China is likely to defy the ban because it has been in the forefront of defeating the dollar hegemony in international trade. Furthermore, the Iran oil ban may help China to acquire greater stakes in Iranian gas field. It is reported that Iran has threatened that it will sell the French company Total’s ‘stakes in the South Pars gas fields to China because the former has failed to protect Iranian oil from US nuclear-related sanctions. The state-owned China National Petroleum Corporation (CNPC), already controls 30 percent of the project, if Total quits then it is likely to gets the French company's 50.1 percent stake, and become the lead share holder.
Not only is the US dictating India to boycott Iran, it is also forcing India to abandon Russia as the chief supplier of its military equipment. The US doesn’t want India to buy S400 surface-to-air missile system from Russia and if India does not agree then it will be subjected to sanctions under the US municipal law called “Countering America’s Adversaries Through Sanctions Act” (CAATSA).
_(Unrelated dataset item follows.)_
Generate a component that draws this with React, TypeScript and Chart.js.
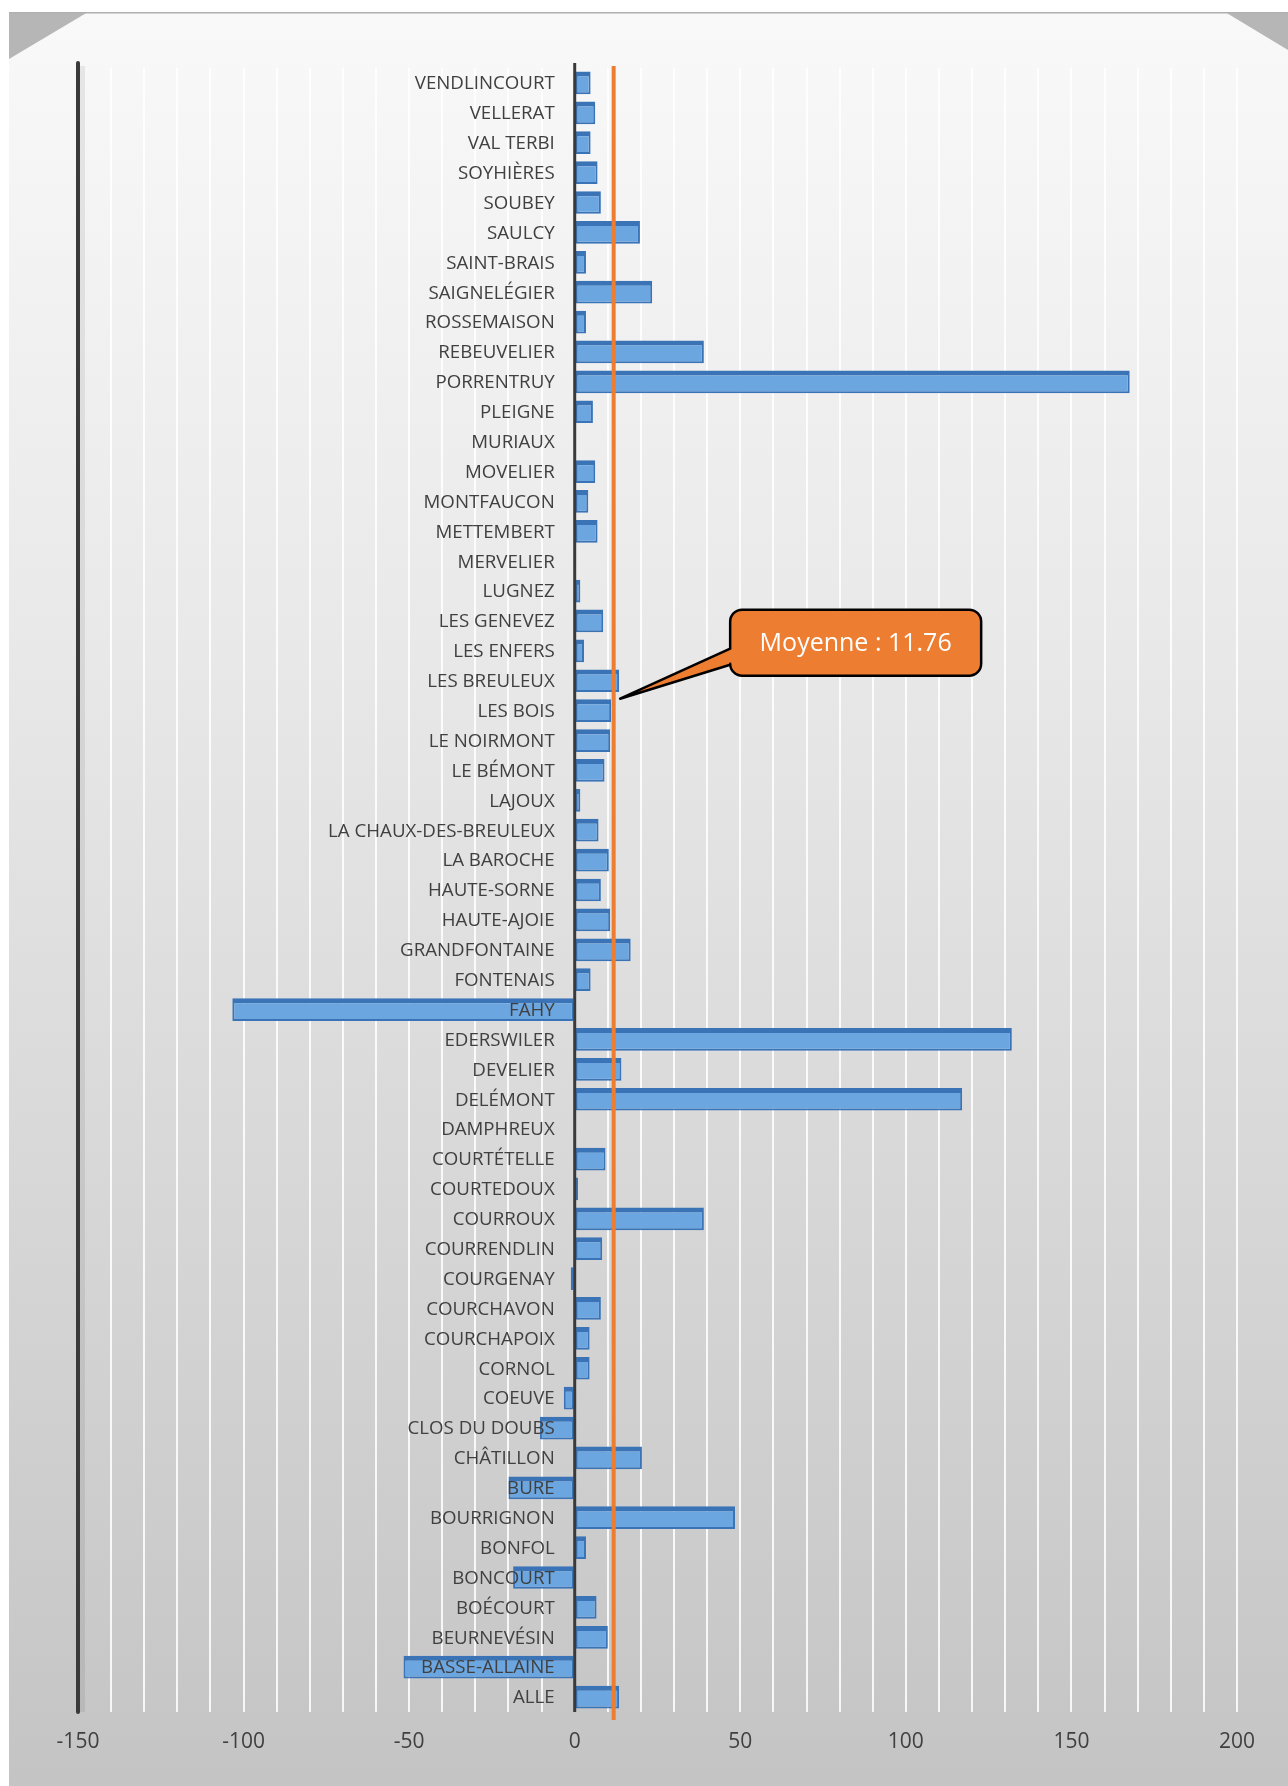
import React, { useEffect, useRef } from 'react';
import { Chart, registerables } from 'chart.js';

Chart.register(...registerables);

// Communes (alphabetical; drawn bottom-to-top)
const communes: string[] = [
  'ALLE', 'BASSE-ALLAINE', 'BEURNEVÉSIN', 'BOÉCOURT', 'BONCOURT', 'BONFOL', 'BOURRIGNON', 'BURE',
  'CHÂTILLON', 'CLOS DU DOUBS', 'COEUVE', 'CORNOL', 'COURCHAPOIX', 'COURCHAVON', 'COURGENAY',
  'COURRENDLIN', 'COURROUX', 'COURTEDOUX', 'COURTÉTELLE', 'DAMPHREUX', 'DELÉMONT', 'DEVELIER',
  'EDERSWILER', 'FAHY', 'FONTENAIS', 'GRANDFONTAINE', 'HAUTE-AJOIE', 'HAUTE-SORNE', 'LA BAROCHE',
  'LA CHAUX-DES-BREULEUX', 'LAJOUX', 'LE BÉMONT', 'LE NOIRMONT', 'LES BOIS', 'LES BREULEUX',
  'LES ENFERS', 'LES GENEVEZ', 'LUGNEZ', 'MERVELIER', 'METTEMBERT', 'MONTFAUCON', 'MOVELIER',
  'MURIAUX', 'PLEIGNE', 'PORRENTRUY', 'REBEUVELIER', 'ROSSEMAISON', 'SAIGNELÉGIER', 'SAINT-BRAIS',
  'SAULCY', 'SOUBEY', 'SOYHIÈRES', 'VAL TERBI', 'VELLERAT', 'VENDLINCOURT',
];

const values: number[] = [
  13.4, -51.7, 10, 6.6, -18.6, 3.4, 48.4, -20,
  20.3, -10.5, -3.3, 4.5, 4.5, 7.9, -1.2,
  8.3, 39, 1, 9.3, 0, 117, 14.1,
  132, -103.4, 4.8, 16.9, 10.7, 7.9, 10.3,
  7.2, 1.7, 9, 10.7, 11, 13.4,
  2.8, 8.6, 1.7, 0.3, 6.9, 4.1, 6.2,
  0, 5.5, 167.6, 39, 3.4, 23.4, 3.4,
  19.7, 7.9, 6.9, 4.8, 6.2, 4.8,
];

const xTickLabels: number[] = [-150, -100, -50, 0, 50, 100, 150, 200];
const xMin = -150;
const xMax = 200;
const gridStep = 10;

const meanValue = 11.76;
const meanLabel = 'Moyenne : 11.76';
const calloutNear: [string, string] = ['LES BOIS', 'LES BREULEUX'];

const W = 1279;
const H = 1774;
const FONT = '"Open Sans", "Noto Sans", sans-serif';

export default function App() {
  const ref = useRef<HTMLCanvasElement | null>(null);

  useEffect(() => {
    const canvas = ref.current;
    if (!canvas) return;

    const bgPlugin = {
      id: 'bgPlugin',
      beforeDraw(chart: any) {
        const ctx = chart.ctx;
        ctx.save();
        const g = ctx.createLinearGradient(0, 0, 0, H);
        g.addColorStop(0, '#f9f9f9');
        g.addColorStop(0.35, '#e9e9e9');
        g.addColorStop(1, '#c4c4c4');
        ctx.fillStyle = g;
        ctx.fillRect(0, 0, W, H);
        // 3D wall corners
        ctx.fillStyle = '#b6b6b6';
        ctx.beginPath();
        ctx.moveTo(0, 0);
        ctx.lineTo(79, 0);
        ctx.lineTo(0, 47);
        ctx.closePath();
        ctx.fill();
        ctx.beginPath();
        ctx.moveTo(1216, 0);
        ctx.lineTo(W, 0);
        ctx.lineTo(W, 38);
        ctx.closePath();
        ctx.fill();
        ctx.strokeStyle = '#b0b0b0';
        ctx.lineWidth = 1.5;
        ctx.beginPath();
        ctx.moveTo(0, 0.75);
        ctx.lineTo(W, 0.75);
        ctx.stroke();
        ctx.restore();
      },
      beforeDatasetsDraw(chart: any) {
        const ctx = chart.ctx;
        const xs = chart.scales.x;
        const area = chart.chartArea;
        const xl = xs.getPixelForValue(xMin);
        ctx.save();
        ctx.fillStyle = 'rgba(0,0,0,0.07)';
        ctx.fillRect(xl + 2, area.top - 2, 5, area.bottom - area.top + 2);
        ctx.strokeStyle = '#3a3a3a';
        ctx.lineWidth = 4;
        ctx.lineCap = 'round';
        ctx.beginPath();
        ctx.moveTo(xl, area.top - 5);
        ctx.lineTo(xl, area.bottom);
        ctx.stroke();
        ctx.restore();
      },
    };

    const overlayPlugin = {
      id: 'overlayPlugin',
      afterDatasetsDraw(chart: any) {
        const ctx = chart.ctx;
        const xs = chart.scales.x;
        const ys = chart.scales.y;
        const area = chart.chartArea;
        const x0 = xs.getPixelForValue(0);

        ctx.save();
        // zero axis line
        ctx.strokeStyle = '#3a3a3a';
        ctx.lineWidth = 3;
        ctx.beginPath();
        ctx.moveTo(x0, area.top - 5);
        ctx.lineTo(x0, area.bottom);
        ctx.stroke();

        // category labels
        ctx.font = `18.7px ${FONT}`;
        ctx.fillStyle = '#404040';
        ctx.textAlign = 'right';
        ctx.textBaseline = 'middle';
        communes.forEach((name, i) => {
          ctx.fillText(name, x0 - 20, ys.getPixelForValue(i) + 1);
        });

        // mean line
        const xm = xs.getPixelForValue(meanValue);
        ctx.strokeStyle = '#ed7d31';
        ctx.lineWidth = 4;
        ctx.beginPath();
        ctx.moveTo(xm, area.top - 2);
        ctx.lineTo(xm, area.bottom + 8);
        ctx.stroke();

        // callout
        const ia = communes.indexOf(calloutNear[0]);
        const ib = communes.indexOf(calloutNear[1]);
        const tipX = xm + 6.5;
        const tipY = (ys.getPixelForValue(ia) + ys.getPixelForValue(ib)) / 2 + 3;
        const left = tipX + 110;
        const right = tipX + 361;
        const top = tipY - 89;
        const bottom = tipY - 23;
        const r = 12;
        ctx.beginPath();
        ctx.moveTo(left + r, top);
        ctx.lineTo(right - r, top);
        ctx.arcTo(right, top, right, top + r, r);
        ctx.lineTo(right, bottom - r);
        ctx.arcTo(right, bottom, right - r, bottom, r);
        ctx.lineTo(left + r, bottom);
        ctx.arcTo(left, bottom, left, bottom - r, r);
        ctx.lineTo(left, tipY - 34);
        ctx.lineTo(tipX, tipY);
        ctx.lineTo(left, tipY - 50);
        ctx.lineTo(left, top + r);
        ctx.arcTo(left, top, left + r, top, r);
        ctx.closePath();
        ctx.fillStyle = '#ed7d31';
        ctx.fill();
        ctx.strokeStyle = '#000000';
        ctx.lineWidth = 2.5;
        ctx.lineJoin = 'round';
        ctx.stroke();

        ctx.fillStyle = '#ffffff';
        ctx.font = `25px ${FONT}`;
        ctx.textAlign = 'center';
        ctx.textBaseline = 'middle';
        ctx.fillText(meanLabel, (left + right) / 2, (top + bottom) / 2 + 1);
        ctx.restore();
      },
    };

    const chart = new Chart(canvas, {
      type: 'bar',
      data: {
        labels: communes,
        datasets: [
          {
            data: values,
            backgroundColor: '#6ca6e0',
            borderColor: '#3a74b6',
            borderWidth: { top: 5, left: 2, right: 2, bottom: 2 },
            borderSkipped: false,
            categoryPercentage: 1,
            barPercentage: 0.76,
          },
        ],
      },
      options: {
        indexAxis: 'y',
        animation: false,
        responsive: true,
        maintainAspectRatio: false,
        layout: { padding: { top: 56, left: 69, right: 51, bottom: 0 } },
        plugins: {
          legend: { display: false },
          tooltip: { enabled: false },
          title: { display: false },
        },
        scales: {
          x: {
            type: 'linear',
            min: xMin,
            max: xMax,
            border: { display: false },
            grid: {
              drawTicks: false,
              color: (c: any) =>
                c.tick && (c.tick.value === xMin || c.tick.value === 0)
                  ? 'rgba(0,0,0,0)'
                  : 'rgba(255,255,255,0.85)',
              lineWidth: 2,
            },
            ticks: {
              stepSize: gridStep,
              autoSkip: false,
              maxRotation: 0,
              padding: 17,
              color: '#404040',
              font: { family: FONT, size: 21 },
              callback: (v: any) => (xTickLabels.includes(Number(v)) ? String(v) : ''),
            },
            afterFit: (s: any) => {
              s.height = 74;
            },
          },
          y: {
            type: 'category',
            reverse: true,
            display: false,
            grid: { display: false },
          },
        },
      },
      plugins: [bgPlugin, overlayPlugin],
    } as any);

    return () => {
      chart.destroy();
    };
  }, []);

  return (
    <div style={{ position: 'absolute', left: 9, top: 12, width: W, height: H }}>
      <canvas ref={ref} style={{ display: 'block' }} />
    </div>
  );
}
The US wants India to be completely dependent on it for its military needs.
One needs to understand that the US is a big power and it demands much from its partners than the benefits it provides them, especially in an era when its power base is declining and it is desperately seeking to find new ways to ensure the continuity of its empire.
India has no reason to help a falling empire that has given the postwar world, deadly wars that have destroyed nations and promoted inequalities through universalisation of neo-liberalism. The ruling elite in India, the advocates of free market, have put India in a tight spot, where its strategic options are continuously diminishing. Military ties with the US will only increase India’s defence expenditure and lead it towards privatisation of our armed forces.